[SET PROBLEM] Reproduce exactly the lines below, from the first one through the line containing "y_ticks = [0, 20, 40, 60, 80, 100]", and omit any pictures.

[RAW DATA]

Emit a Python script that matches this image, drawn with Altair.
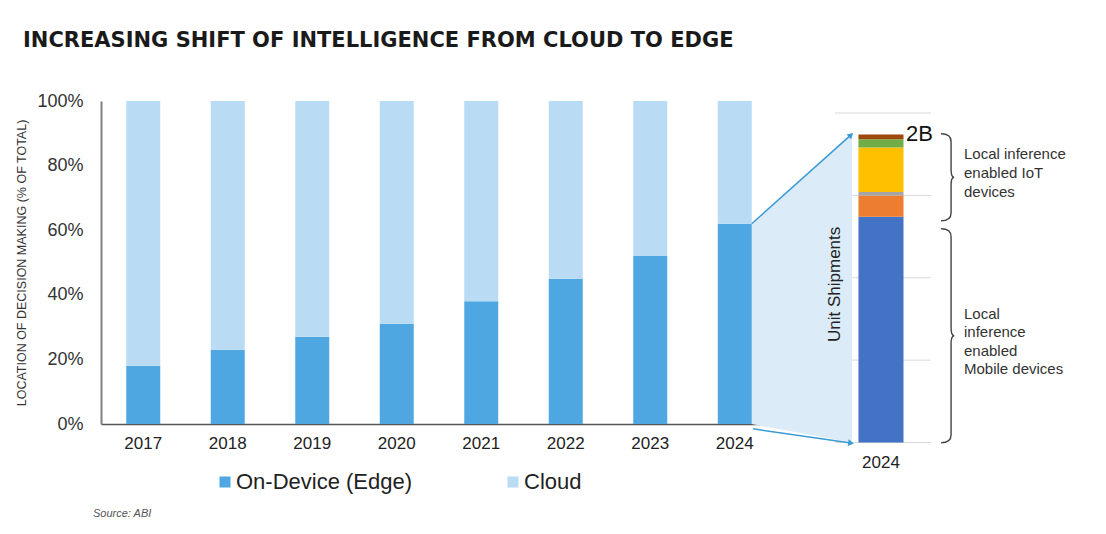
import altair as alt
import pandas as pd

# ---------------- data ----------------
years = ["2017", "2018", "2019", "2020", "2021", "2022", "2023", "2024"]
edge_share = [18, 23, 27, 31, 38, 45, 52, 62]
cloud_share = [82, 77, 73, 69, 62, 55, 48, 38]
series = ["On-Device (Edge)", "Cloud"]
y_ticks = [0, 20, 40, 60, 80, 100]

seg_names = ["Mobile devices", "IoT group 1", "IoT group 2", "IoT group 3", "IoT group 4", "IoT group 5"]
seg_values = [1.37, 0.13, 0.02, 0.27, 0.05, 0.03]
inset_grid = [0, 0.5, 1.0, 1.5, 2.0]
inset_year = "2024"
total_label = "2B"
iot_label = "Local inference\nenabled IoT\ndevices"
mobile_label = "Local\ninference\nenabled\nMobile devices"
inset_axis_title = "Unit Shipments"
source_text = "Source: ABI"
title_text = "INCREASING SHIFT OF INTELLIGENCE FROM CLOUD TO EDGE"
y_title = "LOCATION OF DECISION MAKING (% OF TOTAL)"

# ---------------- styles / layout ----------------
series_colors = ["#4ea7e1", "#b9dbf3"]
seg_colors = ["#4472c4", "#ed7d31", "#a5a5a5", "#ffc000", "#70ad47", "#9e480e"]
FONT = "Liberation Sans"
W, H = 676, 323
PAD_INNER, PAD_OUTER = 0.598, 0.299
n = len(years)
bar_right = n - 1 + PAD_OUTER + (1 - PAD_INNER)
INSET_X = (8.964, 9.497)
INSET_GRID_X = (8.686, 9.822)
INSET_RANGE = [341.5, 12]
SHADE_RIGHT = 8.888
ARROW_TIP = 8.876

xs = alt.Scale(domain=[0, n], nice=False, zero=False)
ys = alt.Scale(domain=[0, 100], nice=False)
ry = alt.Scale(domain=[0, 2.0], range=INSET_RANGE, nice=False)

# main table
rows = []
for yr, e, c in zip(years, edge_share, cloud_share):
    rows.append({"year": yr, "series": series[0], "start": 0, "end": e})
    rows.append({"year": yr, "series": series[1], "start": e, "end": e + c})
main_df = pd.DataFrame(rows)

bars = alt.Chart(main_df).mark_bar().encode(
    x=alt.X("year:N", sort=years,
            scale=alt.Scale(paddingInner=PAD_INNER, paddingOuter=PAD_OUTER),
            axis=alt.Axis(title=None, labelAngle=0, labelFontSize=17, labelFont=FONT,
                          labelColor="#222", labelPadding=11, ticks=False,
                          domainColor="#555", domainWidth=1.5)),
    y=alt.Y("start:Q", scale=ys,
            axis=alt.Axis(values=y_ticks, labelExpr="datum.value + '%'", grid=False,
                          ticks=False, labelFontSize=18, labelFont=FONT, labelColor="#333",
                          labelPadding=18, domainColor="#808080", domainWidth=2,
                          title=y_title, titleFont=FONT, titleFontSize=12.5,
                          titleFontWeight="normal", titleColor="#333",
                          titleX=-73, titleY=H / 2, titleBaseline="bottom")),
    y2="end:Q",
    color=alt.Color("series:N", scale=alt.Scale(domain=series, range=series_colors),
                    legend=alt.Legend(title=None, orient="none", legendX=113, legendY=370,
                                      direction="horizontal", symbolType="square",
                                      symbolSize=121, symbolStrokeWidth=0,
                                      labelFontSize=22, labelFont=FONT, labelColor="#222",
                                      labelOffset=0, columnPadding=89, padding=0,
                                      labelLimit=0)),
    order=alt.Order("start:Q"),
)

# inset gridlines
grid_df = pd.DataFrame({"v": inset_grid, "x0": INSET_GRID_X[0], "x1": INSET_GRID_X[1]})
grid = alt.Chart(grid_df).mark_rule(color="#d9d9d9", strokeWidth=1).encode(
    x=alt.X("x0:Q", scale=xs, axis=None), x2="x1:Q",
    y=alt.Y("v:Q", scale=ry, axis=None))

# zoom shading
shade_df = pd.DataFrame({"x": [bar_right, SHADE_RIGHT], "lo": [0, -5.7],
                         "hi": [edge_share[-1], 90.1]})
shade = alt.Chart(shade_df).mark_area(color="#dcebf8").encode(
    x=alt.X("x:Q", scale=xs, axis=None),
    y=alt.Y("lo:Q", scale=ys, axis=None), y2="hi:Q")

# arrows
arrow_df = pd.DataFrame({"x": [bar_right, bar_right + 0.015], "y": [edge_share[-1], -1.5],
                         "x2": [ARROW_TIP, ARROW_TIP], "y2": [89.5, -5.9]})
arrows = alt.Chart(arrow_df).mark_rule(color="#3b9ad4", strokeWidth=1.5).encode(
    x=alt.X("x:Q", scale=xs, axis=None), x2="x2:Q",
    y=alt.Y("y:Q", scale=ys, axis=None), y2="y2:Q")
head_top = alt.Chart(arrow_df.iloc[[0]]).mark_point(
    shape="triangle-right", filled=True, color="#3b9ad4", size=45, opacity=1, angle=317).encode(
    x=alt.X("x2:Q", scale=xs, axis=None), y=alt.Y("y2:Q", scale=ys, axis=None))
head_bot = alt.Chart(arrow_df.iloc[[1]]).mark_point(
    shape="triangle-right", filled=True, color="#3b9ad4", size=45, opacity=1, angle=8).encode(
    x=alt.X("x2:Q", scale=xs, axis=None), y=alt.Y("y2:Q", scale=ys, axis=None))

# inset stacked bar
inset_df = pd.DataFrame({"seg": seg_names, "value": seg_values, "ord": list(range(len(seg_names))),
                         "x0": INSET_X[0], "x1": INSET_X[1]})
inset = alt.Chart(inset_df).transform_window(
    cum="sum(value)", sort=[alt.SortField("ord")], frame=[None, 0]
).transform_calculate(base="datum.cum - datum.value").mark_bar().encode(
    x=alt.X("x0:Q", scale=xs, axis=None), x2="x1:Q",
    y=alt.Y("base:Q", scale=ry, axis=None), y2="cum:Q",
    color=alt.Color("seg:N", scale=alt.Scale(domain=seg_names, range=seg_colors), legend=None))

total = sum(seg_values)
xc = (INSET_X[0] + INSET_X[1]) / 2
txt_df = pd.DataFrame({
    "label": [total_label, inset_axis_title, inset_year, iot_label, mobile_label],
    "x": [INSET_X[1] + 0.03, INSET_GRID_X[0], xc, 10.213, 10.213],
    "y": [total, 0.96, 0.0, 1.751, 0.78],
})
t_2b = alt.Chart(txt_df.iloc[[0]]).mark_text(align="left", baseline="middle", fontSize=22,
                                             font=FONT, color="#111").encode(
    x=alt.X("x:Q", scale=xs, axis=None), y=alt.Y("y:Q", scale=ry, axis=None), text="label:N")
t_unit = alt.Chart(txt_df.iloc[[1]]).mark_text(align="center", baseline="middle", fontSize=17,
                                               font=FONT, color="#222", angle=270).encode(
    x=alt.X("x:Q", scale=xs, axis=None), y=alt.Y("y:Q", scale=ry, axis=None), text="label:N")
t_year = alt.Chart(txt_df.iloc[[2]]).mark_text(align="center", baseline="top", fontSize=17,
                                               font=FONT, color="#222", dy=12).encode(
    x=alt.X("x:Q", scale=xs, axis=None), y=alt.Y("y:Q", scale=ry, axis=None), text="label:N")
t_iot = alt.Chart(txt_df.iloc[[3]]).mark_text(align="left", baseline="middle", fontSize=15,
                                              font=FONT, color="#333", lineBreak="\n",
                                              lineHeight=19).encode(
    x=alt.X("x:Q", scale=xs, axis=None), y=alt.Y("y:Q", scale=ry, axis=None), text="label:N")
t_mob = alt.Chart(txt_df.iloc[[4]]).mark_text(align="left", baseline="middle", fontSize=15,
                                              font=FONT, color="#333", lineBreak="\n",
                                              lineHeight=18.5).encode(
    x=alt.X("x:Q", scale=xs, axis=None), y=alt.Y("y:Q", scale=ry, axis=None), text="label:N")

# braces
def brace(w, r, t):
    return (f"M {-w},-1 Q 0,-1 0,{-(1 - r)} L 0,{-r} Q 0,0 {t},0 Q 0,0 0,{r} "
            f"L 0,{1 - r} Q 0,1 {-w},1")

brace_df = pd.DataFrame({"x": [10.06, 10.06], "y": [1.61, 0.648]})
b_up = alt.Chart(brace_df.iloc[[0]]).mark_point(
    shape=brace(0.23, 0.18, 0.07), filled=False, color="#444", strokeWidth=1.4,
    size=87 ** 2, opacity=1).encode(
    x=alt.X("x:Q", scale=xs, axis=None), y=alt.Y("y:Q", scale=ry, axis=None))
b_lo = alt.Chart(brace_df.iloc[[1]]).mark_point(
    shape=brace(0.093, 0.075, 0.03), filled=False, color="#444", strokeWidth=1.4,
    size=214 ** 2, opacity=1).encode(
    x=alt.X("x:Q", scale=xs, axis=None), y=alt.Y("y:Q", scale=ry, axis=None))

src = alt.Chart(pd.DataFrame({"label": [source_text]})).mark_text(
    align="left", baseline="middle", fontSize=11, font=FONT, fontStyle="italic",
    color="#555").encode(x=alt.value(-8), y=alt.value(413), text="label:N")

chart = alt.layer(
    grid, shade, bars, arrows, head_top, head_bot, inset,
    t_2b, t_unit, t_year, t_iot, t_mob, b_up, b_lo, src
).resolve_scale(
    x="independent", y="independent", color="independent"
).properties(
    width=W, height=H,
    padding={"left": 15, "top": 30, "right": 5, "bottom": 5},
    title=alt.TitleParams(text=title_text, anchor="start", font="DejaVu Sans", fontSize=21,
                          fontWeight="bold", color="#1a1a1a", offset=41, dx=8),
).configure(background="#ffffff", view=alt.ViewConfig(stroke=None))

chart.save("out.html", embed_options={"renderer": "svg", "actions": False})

[CORRECT RESPONSE]
Emit a Python script that matches this image, drawn with Altair.
import altair as alt
import pandas as pd

# ---------------- data ----------------
years = ["2017", "2018", "2019", "2020", "2021", "2022", "2023", "2024"]
edge_share = [18, 23, 27, 31, 38, 45, 52, 62]
cloud_share = [82, 77, 73, 69, 62, 55, 48, 38]
series = ["On-Device (Edge)", "Cloud"]
y_ticks = [0, 20, 40, 60, 80, 100]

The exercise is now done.